Christie appeared frequently with Donald Trump in 2016 after he dropped out of the race

Neil Levesque, director of the New Hampshire Institute of Politics, said it’s too early to judge. Wise voters in the state prefer to take their time before making their decisions, he said.

“If he gets on the debate stage, or during key points of the campaign he’s able to show that he’s a strong candidate for president and can create a contrast with Trump, that could be the moment,” he said.

‘While the challenge for these candidates is somewhat, you have to be able to challenge the former president.’

Christie has been the most outspoken of the candidates in attacking Trump.

‘The reason I’m going after Trump is twofold,’ he said at the launch of his campaign last month. ‘One, he deserves. And two, it’s a way to win.’

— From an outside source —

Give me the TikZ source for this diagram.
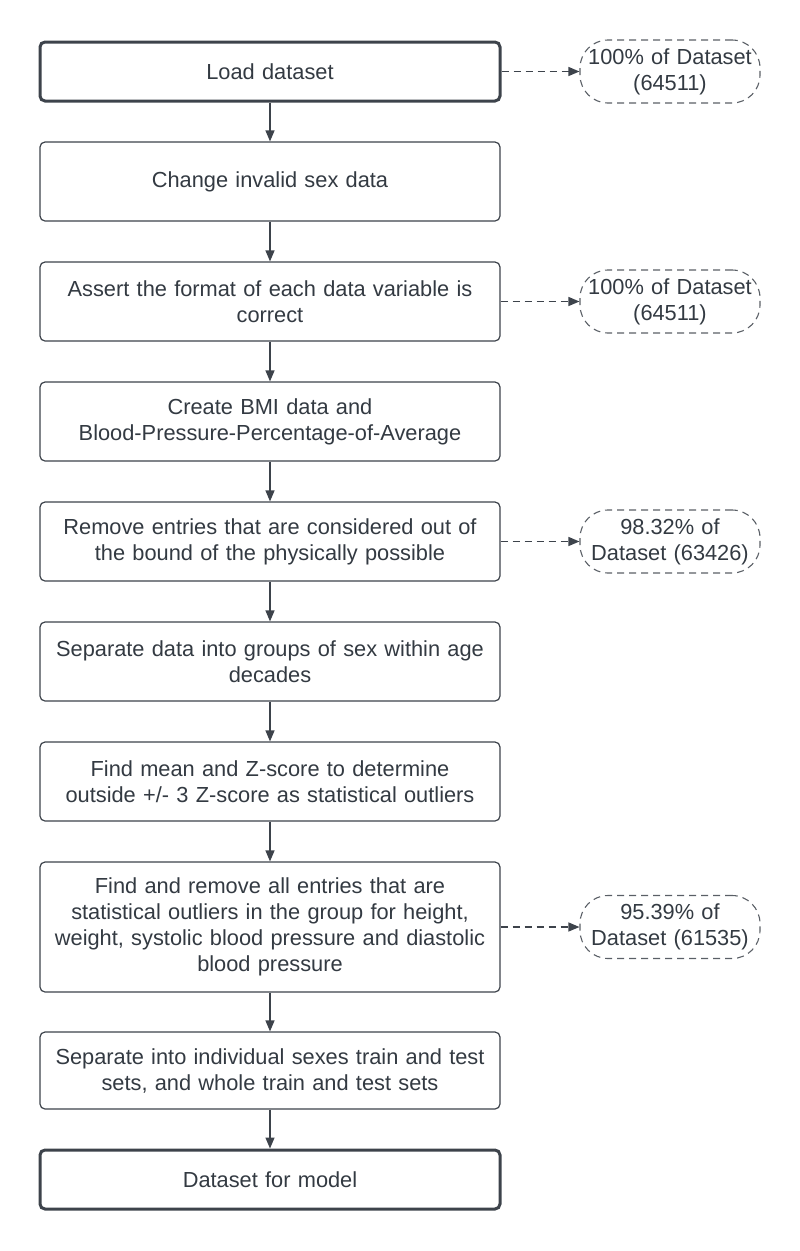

He’s hoping a strong showing in New Hampshire can knock off rivals and show he’s best placed to unseat Trump in the race. But in 2016 he garnered just seven percent of the primary vote and was soon dropped.

Last week he played down the results of the New Hampshire polls.

‘If you think back to 2016, Trump was never leading in any polls. Until election night,’ he told USA Today. ‘People are reluctant to say they’re for Trump when a pollster calls because it wasn’t politically correct to say you were for Trump.

‘Now, it’s not politically correct to say you’re against Donald Trump.’